Wine is probably the oldest man-made alcoholic beverage in the world. Most of us already think of a glass of wine as a party starter, but research suggests that it can do much more than just help you crack a smile. If you are satisfied with having a bit of wine with your meal or with the company of your friends, you should learn that wine can make you smile much more if you know how to use it in order to grow your wealth. What if we told you that wine isn’t just a drink but it has become lately an alternative investment?
If you are shocked or it sounds unusual to invest in wine, we suggest you check the numbers that always tell the truth. Wine production reached a record level in 2018 reaching 293 million hectolitres, a good recovery from a catastrophic 2017. The biggest wine producers in the world in 2018 are Italy, France, Spain and the USA. Global vineyard surface remained stable with Spain having the world’s biggest vineyard, China in second place, followed by France. Global consumption was also stable in 2018, following the rapid growth we have seen since the early 2000s. The USA is solidly in the lead as the biggest market / biggest wine consumer, followed by France, Italy and Germany. World trade in wine continues to expand and has more than doubled since the early 2000s.
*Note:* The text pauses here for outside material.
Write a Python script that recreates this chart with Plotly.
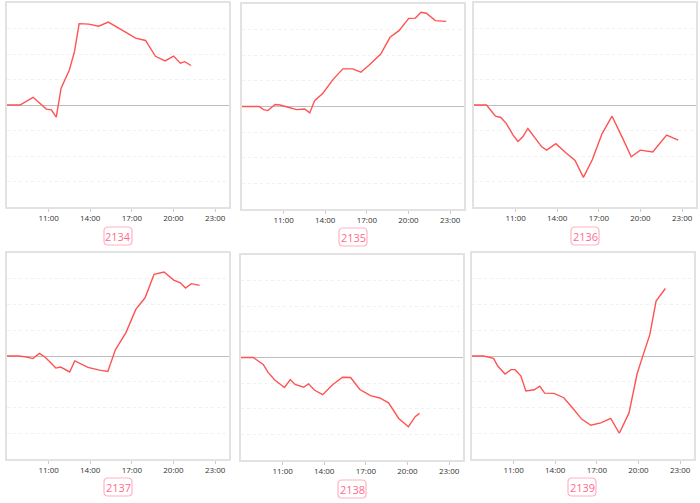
import pandas as pd
import plotly.graph_objects as go

# ---- data (hour of day, relative value; 1 unit = one grid band) ----
names = ["2134", "2135", "2136", "2137", "2138", "2139"]

t2134 = ["08:00","08:56","09:53","10:30","10:50","11:12","11:33","11:54","12:30","12:52","13:12","13:54",
         "14:36","15:18","15:57","16:40","17:16","17:59","18:42","19:24","20:00","20:30","20:48","21:16"]
v2134 = [0, 0, 0.30, 0.01, -0.16, -0.19, -0.48, 0.66, 1.38, 2.10, 3.19, 3.17,
         3.09, 3.25, 3.06, 2.82, 2.62, 2.53, 1.91, 1.73, 1.92, 1.64, 1.70, 1.55]

t2135 = ["08:00","09:14","09:33","09:52","10:23","10:44","11:20","11:56","12:31","12:53","13:14","13:50",
         "14:33","15:16","15:59","16:34","17:10","18:00","18:40","19:19","20:01","20:30","20:54","21:17","21:56","22:43"]
v2135 = [0, 0, -0.12, -0.16, 0.08, 0.06, -0.03, -0.12, -0.10, -0.25, 0.23, 0.52,
         1.05, 1.47, 1.47, 1.34, 1.62, 2.05, 2.70, 2.96, 3.44, 3.45, 3.68, 3.64, 3.35, 3.32]

t2136 = ["08:00","08:54","09:33","09:56","10:20","10:49","11:10","11:31","11:53","12:22","12:53","13:14",
         "13:54","14:37","15:17","15:53","16:31","17:14","17:57","18:40","19:20","19:59","20:53","21:53","22:43"]
v2136 = [0, 0, -0.44, -0.49, -0.73, -1.18, -1.43, -1.25, -0.92, -1.27, -1.64, -1.77,
         -1.52, -1.87, -2.17, -2.84, -2.16, -1.12, -0.44, -1.25, -2.03, -1.77, -1.84, -1.18, -1.38]

t2137 = ["08:00","08:50","09:26","09:52","10:20","10:44","11:06","11:31","11:52","12:14","12:31","12:53",
         "13:22","13:50","14:40","15:16","15:49","16:34","17:17","17:57","18:36","19:19","20:01","20:30","20:52","21:17","21:53"]
v2137 = [0, 0, -0.04, -0.10, 0.10, -0.04, -0.23, -0.47, -0.43, -0.53, -0.62, -0.19,
         -0.31, -0.44, -0.55, -0.60, 0.25, 0.90, 1.81, 2.26, 3.17, 3.26, 2.95, 2.84, 2.64, 2.81, 2.74]

t2138 = ["08:00","08:53","09:36","09:57","10:26","11:08","11:33","11:54","12:31","12:52","13:17","13:53",
         "14:36","15:19","15:54","16:34","17:20","18:00","18:38","19:22","20:04","20:33","20:52"]
v2138 = [0, 0, -0.27, -0.58, -0.88, -1.17, -0.86, -1.05, -1.16, -1.03, -1.27, -1.45,
         -1.06, -0.77, -0.78, -1.25, -1.49, -1.58, -1.77, -2.38, -2.70, -2.31, -2.18]

t2139 = ["08:00","08:50","09:33","09:52","10:23","10:49","11:06","11:31","11:53","12:29","12:53","13:14",
         "13:54","14:37","15:16","15:54","16:34","17:17","18:00","18:37","19:19","19:54","20:23","20:49","21:16","21:56"]
v2139 = [0, 0, -0.09, -0.40, -0.70, -0.53, -0.53, -0.77, -1.36, -1.31, -1.17, -1.44,
         -1.45, -1.62, -2.03, -2.45, -2.69, -2.60, -2.42, -3.00, -2.21, -0.69, 0.12, 0.83, 2.13, 2.62]

times = [t2134, t2135, t2136, t2137, t2138, t2139]
values = [v2134, v2135, v2136, v2137, v2138, v2139]

tick_labels = ["11:00", "14:00", "17:00", "20:00", "23:00"]

# ---- layout (pixel boxes of each panel) ----
W, H = 700, 503
boxes = [  # x0, x1, y0(top), y1(bottom)
    (7, 229, 3, 207),
    (242, 464, 4, 209),
    (474, 696, 3, 207),
    (7, 229, 253, 459),
    (241, 463, 255, 460),
    (472, 694, 253, 459),
]
label_pos = [(118, 236), (353, 237), (585, 236), (118, 487), (352, 489), (582, 487)]
LW, LH, R = 28, 18, 4  # label box size / corner radius (px)

def px(x):
    return x / W

def py(y):
    return 1 - y / H

def rounded_rect(cx, cy):
    x0, x1 = cx - LW / 2, cx + LW / 2
    y0, y1 = cy - LH / 2, cy + LH / 2
    pts = [
        f"M{px(x0 + R)},{py(y0)}", f"L{px(x1 - R)},{py(y0)}",
        f"Q{px(x1)},{py(y0)} {px(x1)},{py(y0 + R)}", f"L{px(x1)},{py(y1 - R)}",
        f"Q{px(x1)},{py(y1)} {px(x1 - R)},{py(y1)}", f"L{px(x0 + R)},{py(y1)}",
        f"Q{px(x0)},{py(y1)} {px(x0)},{py(y1 - R)}", f"L{px(x0)},{py(y0 + R)}",
        f"Q{px(x0)},{py(y0)} {px(x0 + R)},{py(y0)}", "Z",
    ]
    return " ".join(pts)

day = "2024-01-01 "
fig = go.Figure()
for i in range(6):
    ax = "" if i == 0 else str(i + 1)
    x = pd.to_datetime([day + t for t in times[i]])
    fig.add_trace(go.Scatter(
        x=x, y=values[i], mode="lines",
        line=dict(color="#ff5252", width=1.4),
        xaxis="x" + ax, yaxis="y" + ax, showlegend=False, hoverinfo="skip"))
    x0, x1, y0, y1 = boxes[i]
    fig.layout["xaxis" + ax] = dict(
        domain=[x0 / W, min(x1 / W, 1)], anchor="y" + ax, type="date",
        range=[day + "08:00", "2024-01-02 00:00"],
        tickvals=[day + t for t in tick_labels], ticktext=tick_labels,
        showgrid=False, zeroline=False,
        showline=True, mirror=True, linecolor="#e2e2e2", linewidth=1.5,
        ticks="outside", ticklen=3, tickcolor="#cccccc",
        tickfont=dict(size=8, color="#333333", family="Open Sans"),
        automargin=False, fixedrange=True)
    fig.layout["yaxis" + ax] = dict(
        domain=[1 - y1 / H, 1 - y0 / H], anchor="x" + ax,
        range=[-4, 4], dtick=1, showticklabels=False,
        showgrid=True, gridcolor="#f0f0f0", griddash="dot", gridwidth=1,
        zeroline=True, zerolinecolor="#bdbdbd", zerolinewidth=1.2,
        showline=True, mirror=True, linecolor="#e2e2e2", linewidth=1.5,
        ticks="", automargin=False, fixedrange=True)
    lx, ly = label_pos[i]
    fig.add_shape(type="path", xref="paper", yref="paper",
                  path=rounded_rect(lx, ly),
                  line=dict(color="#ffb3c6", width=1.2), fillcolor="white")
    fig.add_annotation(
        x=px(lx), y=py(ly), xref="paper", yref="paper",
        xanchor="center", yanchor="middle",
        text=names[i], showarrow=False,
        font=dict(size=11, color="#ff6b8e", family="Open Sans"))

fig.update_layout(
    width=W, height=H, margin=dict(l=0, r=0, t=0, b=0, pad=0),
    paper_bgcolor="white", plot_bgcolor="white")

fig.write_html("out.html", config={"displayModeBar": False},
               post_script="document.body.style.margin='0';document.body.style.overflow='hidden';")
The numbers published by the International Organisation of Vine and Wine (OIV) show that wine production across the world has significantly increased. The same has happened with the wine trading business with new buyers demanding increased quantities of wine, particularly in Asia and more specifically in Singapore and China. International trade in wine has almost seen an explosion since the early 2000s. The value of exports has grown from 13.4 billion euro in 2000 to 31.3 billion euro in 2018, an increase of 134%, more than double. Comparing with 2017, the value of exports in 2018 was up +1.2%. Overall the wine sector is in reasonable health. World wine consumption is healthy. It is even growing in some of the traditional big wine-producing countries where consumption has been steadily declining previously.
In recent years, the concept of the bottle as a commodity or investment has taken on a whole new meaning. Bottle investment has historically been low-key-something people only dabbled in, buying a few cases of wine, and hoping to sell one to finance the other’s drinking. Making a smart investment in wine could mean a high Return On Investment (ROI) which could outperform the ROI of other more traditional investments such as shares, indices etc.
Wine is a tangible asset, unlike shares. This means that you know that it will always be there and it will keep some value despite the potential market fluctuations. Isn’t it better to invest in something real and tangible than having the anxiety that your portfolio could vanish in thin air?